I cannot accept your canon that we are to judge Pope and King unlike other men, with a favourable presumption that they did no wrong. If there is any presumption it is the other way against holders of power, increasing as the power increases. Historic responsibility has to make up for the want of legal responsibility. Power tends to corrupt and absolute power corrupts absolutely. Great men are almost always bad men, even when they exercise influence and not authority: still more when you superadd the tendency or the certainty of corruption by authority. There is no worse heresy than that the office sanctifies the holder of it. That is the point at which the negation of Catholicism and the negation of Liberalism meet and keep high festival, and the end learns to justify the means. You would hang a man of no position, like Ravaillac; but if what one hears is true, then Elizabeth asked the gaoler to murder Mary, and William III ordered his Scots minister to extirpate a clan. Here are the greater names coupled with the greater crimes. You would spare these criminals, for some mysterious reason. I would hang them, higher than Haman, for reasons of quite obvious justice; still more, still higher, for the sake of historical science.

In other words, no man (or woman, pardon Acton’s historical sexism) is sacred. Everything is up for scrutiny, especially if it harms the liberty and conscience of others. History’s goal is to extirpate the hero worship of leaders from its narrative and replace it with a balanced, if sometimes brutal, evaluation of the evidence.

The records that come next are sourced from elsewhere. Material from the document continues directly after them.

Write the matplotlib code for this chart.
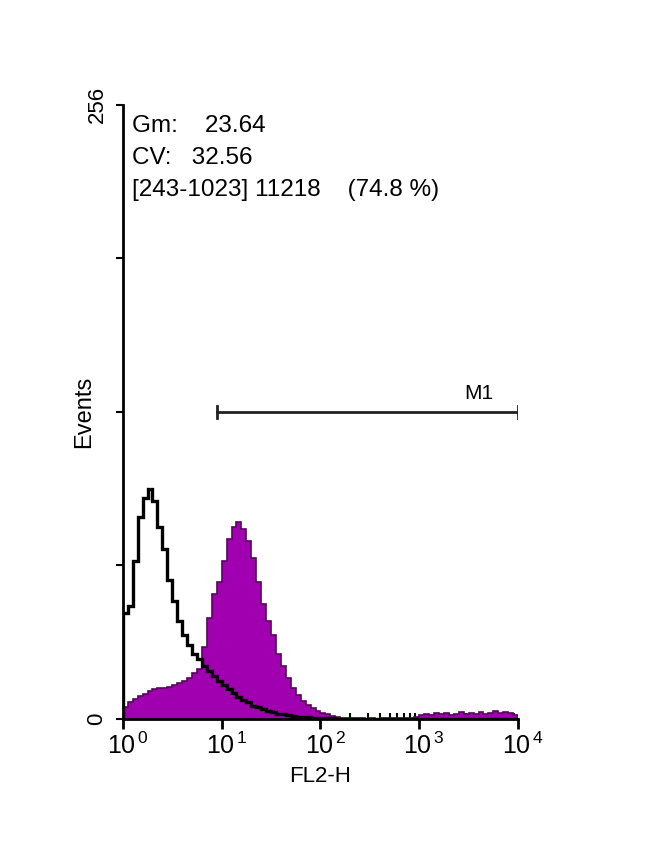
import numpy as np
from matplotlib import pyplot as plt
import matplotlib.transforms as mtransforms

plt.rcParams['font.family'] = ['Liberation Sans', 'DejaVu Sans']
plt.rcParams['mathtext.fontset'] = 'custom'
plt.rcParams['mathtext.rm'] = 'Liberation Sans'

# histogram bins in decades (0.05 decade per bin, 10^0 .. 10^4)
bin_step = 0.05
# control (open, black outline)
control = [44, 47, 66, 84, 92, 96, 91, 80, 71, 58,
           49, 41, 35, 31, 27, 25, 22, 20, 18, 16,
           14, 12.5, 11, 9, 8, 7, 5.5, 5, 4, 3.5,
           3, 2.2, 2, 1.6, 1.3, 1, 0.8, 0.7, 0.6, 0.5,
           0.5, 0.3, 0.3, 0.2, 0.2, 0.1, 0, 0, 0, 0,
           0, 0, 0, 0, 0, 0, 0, 0, 0, 0,
           0, 0, 0, 0, 0, 0, 0, 0, 0, 0,
           0, 0, 0, 0, 0, 0, 0, 0, 0, 0]
# stained (filled purple)
stained = [5, 7, 8.5, 9.5, 10.5, 11.5, 12.5, 13, 13, 13.5,
           14, 15, 16, 17, 19, 21, 30, 42, 52, 57,
           66, 75, 80, 82, 79, 74, 67, 57, 48, 41,
           35, 27, 22, 17, 13, 10, 7.5, 6, 4.5, 3.5,
           2.5, 2, 1.2, 1, 0.6, 0.5, 0.4, 0.3, 0.3, 0.2,
           0.3, 0.2, 0.3, 0.3, 0.4, 0.3, 0.4, 0.5, 0.6, 0.8,
           1.8, 2.2, 1.6, 2.4, 1.9, 2.6, 1.7, 2.2, 2.8, 1.9,
           2.5, 2.1, 2.9, 2.2, 2.6, 3.2, 2.4, 3.0, 2.6, 1.8]

stats = ['Gm:    23.64', 'CV:   32.56', '[243-1023] 11218    (74.8 %)']
marker_range = (243, 1023)  # channels of 1024 -> 4 decades
marker_label = 'M1'
xticks = [1, 10, 100, 1000, 10000]
xticklabels = [r'$\mathregular{10^{\,%d}}$' % i for i in range(5)]

edges = 10 ** (np.arange(len(stained) + 1) * bin_step)

fig = plt.figure(figsize=(6.5, 8.59), dpi=100)
ax = fig.add_axes([0.189, 0.163, 0.608, 0.715])

ax.stairs(stained, edges, fill=True, color='#a000b0', zorder=2)
ax.stairs(stained, edges, color='#5a0060', lw=1.2, zorder=3)
ax.stairs(control, edges, color='black', lw=2.4, zorder=4)

ax.set_xscale('log')
ax.set_xlim(1, 10000)
ax.set_ylim(0, 256)

for s in ['top', 'right']:
    ax.spines[s].set_visible(False)
for s in ['left', 'bottom']:
    ax.spines[s].set_linewidth(2)

ax.set_xticks(xticks)
ax.set_xticklabels(xticklabels, fontsize=18)
ax.tick_params(axis='x', which='major', direction='out', length=7, width=2, pad=3)
ax.tick_params(axis='x', which='minor', direction='in', length=4, width=1.5)
offset = mtransforms.ScaledTranslation(5 / 100, 0, fig.dpi_scale_trans)
for lab in ax.get_xticklabels():
    lab.set_transform(lab.get_transform() + offset)
ax.set_yticks([0, 64, 128, 192, 256])
ax.set_yticklabels(['0', '', '', '', '256'], rotation=90, fontsize=16, va='center')
ax.tick_params(axis='y', direction='out', length=5, width=1.5, pad=6)

ax.set_xlabel('FL2-H', fontsize=16, labelpad=5)
ax.set_ylabel('Events', fontsize=17, labelpad=-6)

# marker M1
x0 = 10 ** (marker_range[0] / 1024 * 4)
x1 = 10 ** (marker_range[1] / 1024 * 4 + 4 / 1024)
ax.plot([x0, x1], [128, 128], color='#222222', lw=2, zorder=5)
ax.plot([x0, x0], [125.5, 130.5], color='#222222', lw=2)
ax.plot([x1, x1], [125.5, 130.5], color='#222222', lw=2)
ax.text(10 ** 3.46, 131.5, marker_label, fontsize=15, ha='left', va='bottom')

for i, t in enumerate(stats):
    ax.text(0.022, 0.983 - i * 0.052, t, transform=ax.transAxes,
            fontsize=17.5, ha='left', va='top')

fig.savefig('out.png', dpi=100)
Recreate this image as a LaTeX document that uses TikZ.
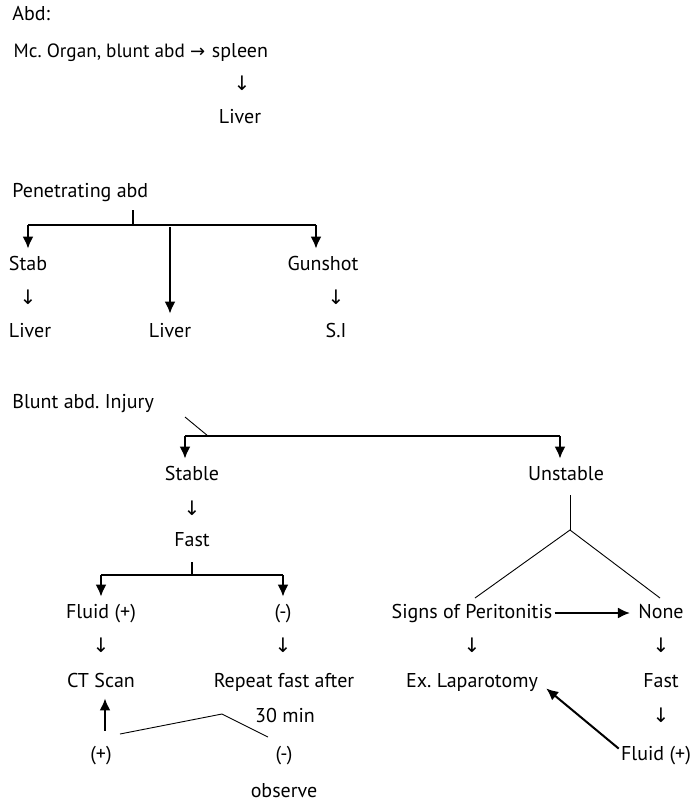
\documentclass[tikz,border=0pt]{standalone}
\usepackage{fontspec}
\setmainfont{PT Sans}
\newfontfamily\arrfont{DejaVu Sans}
\usetikzlibrary{arrows.meta,positioning}
\frenchspacing

\begin{document}
\begin{tikzpicture}[x=0.5pt, y=-0.5pt,
  every node/.style = {font=\fontsize{10}{12}\selectfont, inner xsep=1pt, inner ysep=3pt, text height=7.5pt, text depth=2.5pt},
  dn/.style = {font=\fontsize{10}{12}\arrfont},
  bar/.style = {line width=0.75pt},
  fine/.style = {line width=0.45pt},
  arr/.style = {line width=1pt, -{Latex[length=6pt,width=5.5pt]}}]
\useasboundingbox (0,0) rectangle (697,805);

% organ injury
\node[anchor=west] (abd) at (10,15) {Abd:};
\node (spleen) at (240,52) {spleen};
\node[left=1pt of spleen, font=\fontsize{9.6}{12}\selectfont] (mc) {Mc. Organ, blunt abd {\fontsize{9}{12}\arrfont →}};
\node[dn] (d1) at (242,85) {↓};
\node (liver1) at (240,118) {Liver};

% penetrating
\node[anchor=west] (pen) at (10,192) {Penetrating abd};
\coordinate (pen-t) at (133,210);
\coordinate (pen-b) at (133,225);
\coordinate (pen-l) at (28,225);
\coordinate (pen-m) at (170,227);
\coordinate (pen-r) at (316,225);
\node (stab) at (28,265) {Stab};
\node[dn] (d2) at (28,299) {↓};
\node (liver2) at (30,332) {Liver};
\node (liver3) at (170,332) {Liver};
\node (gun) at (323,265) {Gunshot};
\node[dn] (d3) at (336,299) {↓};
\node (si) at (336,332) {S.I};
\draw[bar] (pen-t) -- (pen-b);
\draw[bar] (pen-l) -- (pen-r);
\draw[arr] (pen-l) -- (stab.north);
\draw[arr] (pen-r) -- (pen-r |- gun.north);
\draw[arr, shorten >=1pt] (pen-m) -- (liver3.north);

% blunt
\node[anchor=west] (blunt) at (10,403) {Blunt abd. Injury};
\coordinate (bl-s) at (185,417);
\coordinate (bl-j) at (208,436);
\coordinate (bl-l) at (185,436);
\coordinate (bl-r) at (560,436);
\node (stable) at (192,475) {Stable};
\node (unstable) at (566,475) {Unstable};
\draw[fine] (bl-s) -- (bl-j);
\draw[bar] (bl-l) -- (bl-r);
\draw[arr] (bl-l) -- (bl-l |- stable.north);
\draw[arr] (bl-r) -- (bl-r |- unstable.north);

% stable side
\node[dn] (d4) at (192,510) {↓};
\node (fast1) at (192,541) {Fast};
\coordinate (f-t) at (192,562);
\coordinate (f-b) at (192,575);
\coordinate (f-l) at (101,575);
\coordinate (f-r) at (283,575);
\node (fluid1) at (101,613) {Fluid (+)};
\node (neg1) at (283,613) {(-)};
\draw[bar] (f-t) -- (f-b);
\draw[bar] (f-l) -- (f-r);
\draw[arr] (f-l) -- (fluid1.north);
\draw[arr] (f-r) -- (neg1.north);
\node[dn] (d5) at (101,647) {↓};
\node[dn] (d6) at (283,647) {↓};
\node (ct) at (101,682) {CT Scan};
\node (rep) at (284,682) {Repeat fast after};
\node (min) at (285,717) {30 min};
\node (pos) at (101,755) {(+)};
\node (neg2) at (284,755) {(-)};
\node (obs) at (284,792) {observe};
\draw[arr, shorten <=4pt] ([xshift=2pt]pos.north) -- ([xshift=2pt]ct.south);
\coordinate (rp-a) at (120,734);
\coordinate (rp-b) at (222,714);
\coordinate (rp-c) at (268,737);
\draw[fine] (rp-a) -- (rp-b) -- (rp-c);

% unstable side
\coordinate (un-t) at (570,495);
\coordinate (un-j) at (570,530);
\coordinate (un-l) at (475,598);
\coordinate (un-r) at (660,598);
\draw[fine] (un-t) -- (un-j);
\draw[fine] (un-l) -- (un-j) -- (un-r);
\node (signs) at (472,613) {Signs of Peritonitis};
\node (none) at (661,613) {None};
\draw[arr, shorten >=3pt] (signs) -- (none);
\node[dn] (d7) at (472,647) {↓};
\node (exlap) at (472,682) {Ex. Laparotomy};
\node[dn] (d8) at (661,647) {↓};
\node (fast2) at (661,682) {Fast};
\node[dn] (d9) at (661,717) {↓};
\node (fluid2) at (656,755) {Fluid (+)};
\draw[arr] ([yshift=-5pt]fluid2.north west) -- ([xshift=3pt,yshift=5pt]exlap.south east);
\end{tikzpicture}
\end{document}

The other revolutionary concept Acton argued for is the naturalistic judgment of supposed supernatural agents.  ‘Popes and Kings’ are men, with their own biases, appeals to emotionalism, and bouts of ignorance. These leaders, supposedly chosen by a divine authority, must use said authority within the natural rights of individuals or be subject to intellectual and moral scrutiny. Despotism only grows when these leaders are held unaccountable, either in the public square or by the verdict of history. While Acton was a Catholic, he believed that religious liberty and individual rights stood for far more than the hagiography of a temporary “agent” of divine purpose.

As an historian, I try my best to do the exact same thing that Acton did, which is put everyone on a level playing field. Human beings are imperfect and their mistakes must be discussed in the light of evidence and broad ethical standards. No leader, godly or otherwise, should be universally praised simply by virtue of their standing. This is what makes Acton a freethought hero, even though he was religious. He believed that the actions of those in power should stand on their own moral ground and not celebrated simply by invoking spiritual assistance.  It is said that light is the best disinfectant; so too is skepticism.